Complementariteit (moleculaire biologie)

begrip uit de moleculaire biologie

Complementariteit is een fundamentele eigenschap van dubbelstrengse nucleïnezuren (DNA of RNA). Als de nucleotiden tussen de twee strengen onderling basenparen kunnen vormen, zijn de strengen complementair aan elkaar. In de natuur is complementariteit het basisprincipe van DNA-replicatie, transcriptie en translatie. Het kan alleen tot stand komen wanneer de DNA of RNA-ketens antiparallel tegenover elkaar liggen.[1] In dubbelstrengs DNA gaat het hierbij om de verbinding van purines (adenine en guanine) met pyrimidines (thymine, cytosine en uracil in RNA).

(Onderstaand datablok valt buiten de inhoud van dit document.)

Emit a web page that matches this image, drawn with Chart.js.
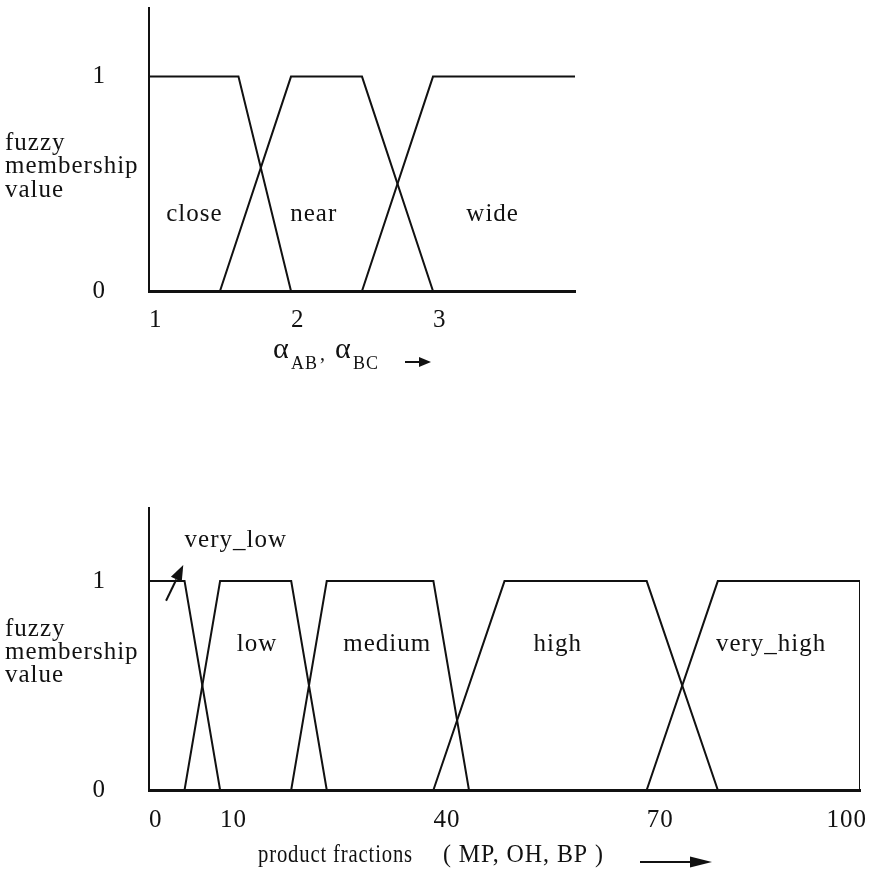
<!DOCTYPE html>
<html>
<head>
<meta charset="utf-8">
<title>Fuzzy membership functions</title>
<script src="https://cdn.jsdelivr.net/npm/chart.js"></script>
<style>
  body { margin: 0; background: #fff; }
  .panel { position: relative; width: 876px; }
  #top { height: 440px; }
  #bottom { height: 437px; }
</style>
</head>
<body>
<div class="panel" id="top"><canvas id="alphaChart"></canvas></div>
<div class="panel" id="bottom"><canvas id="fracChart"></canvas></div>

<script>
// relative volatility sets (top panel)
var alphaNames = ['close', 'near', 'wide'];
var closeX = [1, 1.63, 2],      closeY = [1, 1, 0];
var nearX  = [1.5, 2, 2.5, 3],  nearY  = [0, 1, 1, 0];
var wideX  = [2.5, 3, 4],       wideY  = [0, 1, 1];
var alphaTicks = [1, 2, 3];

// product fraction sets (bottom panel)
var fracNames = ['very_low', 'low', 'medium', 'high', 'very_high'];
var veryLowX  = [0, 5, 10],         veryLowY  = [1, 1, 0];
var lowX      = [5, 10, 20, 25],    lowY      = [0, 1, 1, 0];
var mediumX   = [20, 25, 40, 45],   mediumY   = [0, 1, 1, 0];
var highX     = [40, 50, 70, 80],   highY     = [0, 1, 1, 0];
var veryHighX = [70, 80, 100, 100], veryHighY = [0, 1, 1, 0];
var fracTicks = [0, 10, 40, 70, 100];

var memberTicks = [0, 1];
var sideLines = ['fuzzy', 'membership', 'value'];

var SERIF = "'Liberation Serif', 'Times New Roman', serif";
var INK = '#111';

function put(ctx, s, x, y, size, align, maxW) {
  ctx.font = size + 'px ' + SERIF;
  ctx.textAlign = align || 'left';
  ctx.textBaseline = 'alphabetic';
  if (maxW) ctx.fillText(s, x, y, maxW);
  else ctx.fillText(s, x, y);
}

function arrow(ctx, x1, y1, x2, y2, len, half) {
  var a = Math.atan2(y2 - y1, x2 - x1);
  var bx = x2 - len * Math.cos(a), by = y2 - len * Math.sin(a);
  ctx.lineWidth = 2;
  ctx.beginPath();
  ctx.moveTo(x1, y1);
  ctx.lineTo(bx, by);
  ctx.stroke();
  ctx.beginPath();
  ctx.moveTo(x2, y2);
  ctx.lineTo(bx + half * Math.sin(a), by - half * Math.cos(a));
  ctx.lineTo(bx - half * Math.sin(a), by + half * Math.cos(a));
  ctx.closePath();
  ctx.fill();
}

// draws the texts the book figure puts round the axes
var overlay = {
  id: 'overlay',
  afterDraw: function (chart, args, o) {
    var ctx = chart.ctx, xs = chart.scales.x, ys = chart.scales.y;
    ctx.save();
    ctx.fillStyle = INK;
    ctx.strokeStyle = INK;
    ctx.letterSpacing = '1px';

    sideLines.forEach(function (s, i) { put(ctx, s, 5, o.sideY[i], 25); });

    o.names.forEach(function (n) {
      put(ctx, n.text, xs.getPixelForValue(n.x), ys.getPixelForValue(n.y), 25, 'center');
    });

    var last = o.ticks.length - 1;
    o.ticks.forEach(function (v, i) {
      var px = xs.getPixelForValue(v);
      if (i === last && o.lastRight) put(ctx, String(v), px + 7, o.tickY, 25, 'right');
      else put(ctx, String(v), px, o.tickY, 25, 'left');
    });

    if (o.extra) o.extra(ctx, xs, ys);
    ctx.restore();
  }
};

function series(xArr, yArr) {
  return {
    data: xArr.map(function (x, i) { return { x: x, y: yArr[i] }; }),
    borderColor: INK,
    borderWidth: 2,
    pointRadius: 0,
    tension: 0,
    fill: false
  };
}

function makeChart(id, sets, xMin, xMax, yMax, pad, xAxisH, ov) {
  return new Chart(document.getElementById(id), {
    type: 'line',
    data: { datasets: sets.map(function (s) { return series(s[0], s[1]); }) },
    options: {
      responsive: true,
      maintainAspectRatio: false,
      animation: false,
      layout: { padding: pad },
      plugins: { legend: { display: false }, tooltip: { enabled: false }, overlay: ov },
      scales: {
        x: {
          type: 'linear', min: xMin, max: xMax,
          grid: { display: false, drawTicks: false },
          border: { display: true, color: INK, width: 3 },
          ticks: { display: false },
          afterFit: function (s) { s.height = xAxisH; s.paddingLeft = 0; s.paddingRight = 0; }
        },
        y: {
          min: 0, max: yMax,
          grid: { display: false, drawTicks: false },
          border: { display: true, color: INK, width: 2 },
          ticks: { color: INK, padding: 44, font: { family: SERIF, size: 25 } },
          afterBuildTicks: function (s) { s.ticks = memberTicks.map(function (v) { return { value: v }; }); },
          // the tick padding must not push the plot area down
          afterFit: function (s) { s.width = 149; s.paddingTop = 0; s.paddingBottom = 0; }
        }
      }
    },
    plugins: [overlay]
  });
}

makeChart('alphaChart',
  [[closeX, closeY], [nearX, nearY], [wideX, wideY]],
  1, 4, 1.32, { top: 8, right: 301, left: 0, bottom: 0 }, 149,
  {
    sideY: [150, 173, 197],
    names: [
      { text: alphaNames[0], x: 1.32, y: 0.325 },
      { text: alphaNames[1], x: 2.16, y: 0.325 },
      { text: alphaNames[2], x: 3.42, y: 0.325 }
    ],
    ticks: alphaTicks, tickY: 327, lastRight: false,
    extra: function (ctx) {
      put(ctx, '\u03b1', 273, 358, 30);
      put(ctx, 'AB', 291, 369, 18);
      put(ctx, ',', 320, 360, 20);
      put(ctx, '\u03b1', 335, 358, 30);
      put(ctx, 'BC', 353, 369, 18);
      arrow(ctx, 405, 362, 431, 362, 12, 5);
    }
  });

makeChart('fracChart',
  [[veryLowX, veryLowY], [lowX, lowY], [mediumX, mediumY], [highX, highY], [veryHighX, veryHighY]],
  0, 100, 1.35, { top: 68, right: 16, left: 0, bottom: 0 }, 87,
  {
    sideY: [195.5, 218.5, 242],
    names: [
      { text: fracNames[1], x: 15.2, y: 0.665 },
      { text: fracNames[2], x: 33.5, y: 0.665 },
      { text: fracNames[3], x: 57.5, y: 0.665 },
      { text: fracNames[4], x: 87.5, y: 0.665 }
    ],
    ticks: fracTicks, tickY: 386.7, lastRight: true,
    extra: function (ctx, xs, ys) {
      put(ctx, fracNames[0], xs.getPixelForValue(12.2), ys.getPixelForValue(1.164), 25, 'center');
      arrow(ctx, xs.getPixelForValue(2.4), ys.getPixelForValue(0.906),
        xs.getPixelForValue(4.82), ys.getPixelForValue(1.077), 16, 6);
      put(ctx, 'product fractions', 258, 421.7, 25, 'left', 155);
      put(ctx, '( MP, OH, BP )', 443, 421.7, 25, 'left', 161);
      arrow(ctx, 640, 422, 712, 422, 22, 5.5);
    }
  });
</script>
</body>
</html>
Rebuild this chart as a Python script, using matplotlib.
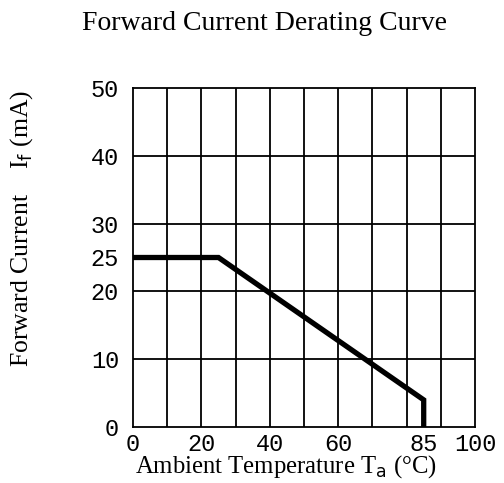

DNA-reparatie en andere regulerende mechanismen in nucleïnezuren zijn gebaseerd op complementaire basenparen. In normale situatie is er in de DNA-helix sprake van een volledige complementariteit: elke nucleotide ligt tegenover een complementaire nucleotide. Dit zorgt voor een optimaal stabiel nucleïnezuur. In de biotechnologie wordt ook gebruik gemaakt van het principe van complementariteit. Met behulp van het enzym reverse-transcriptase kan langs een mRNA-keten (een gen) enkelstrengs DNA worden gevormd.[a] Hoewel complementariteit meestal wordt gezien tussen twee afzonderlijke ketens van DNA of RNA, is het ook mogelijk dat een sequentie interne complementariteit heeft, zelfcomplementariteit. Dit kan tot gevolg hebben dat een nucleïnezuur met zichzelf gaat basenparen zodat het lokaal wordt opgevouwen. Dit is met name van belang bij RNA-moleculen.

Nucleïnezuurstrengen kunnen ook hybriden vormen wanneer enkelstrengs DNA hybridiseert met complementair DNA of RNA. Dit principe is de basis van algemeen uitgevoerde laboratoriumtechnieken zoals de polymerase-kettingreactie (PCR). De twee strengen van complementaire sequenties zijn sense en anti-sense. De sense-streng is in het algemeen de sequentie van DNA of het RNA dat werd gegenereerd in transcriptie. De antisense-streng is daarentegen de streng die complementair is aan de sense-sequentie.

Zelfcomplementariteit bewerken

Een enkelstrengs nucleïnezuur kan twee of meer sequenties bevatten waarvan de nucleotiden complementair zijn aan elkaar. In een dergelijke situatie is het mogelijk dat de complementaire nucleotiden onderling waterstofbruggen vormen, zodat de keten zichzelf opvouwt. Het nucleïnezuur wordt dan lokaal dubbelstrengs. Afhankelijk van hoe dicht de complementaire sequenties bij elkaar liggen, kan de streng haarspeldlussen, uitstulpingen of interne lussen vormen.[2] Dergelijke structuren komen vaker voor bij RNA dan bij DNA, omdat DNA van nature dubbelstrengs is en omdat RNA de nucleotide uracil bevat die met guanine kan basenparen.

Moleculen als tRNA bevatten een aantal verschillende zelfcomplementaire sequenties waardoor een secundaire structuur tot stand komt (lokale helices). Deze ruimtelijke vorm is nodig om de functie van tRNA als aminozuurtransporteur (bij de translatie) goed uit te voeren. Ook ribozymen, die katalytische activiteit vertonen, vouwen zich op basis van zelfcomplementariteit. Het feit dat nucleïnezuren deze eiwit-achtige eigenschappen kunnen hebben, is een belangrijk argument voor de RNA-wereld.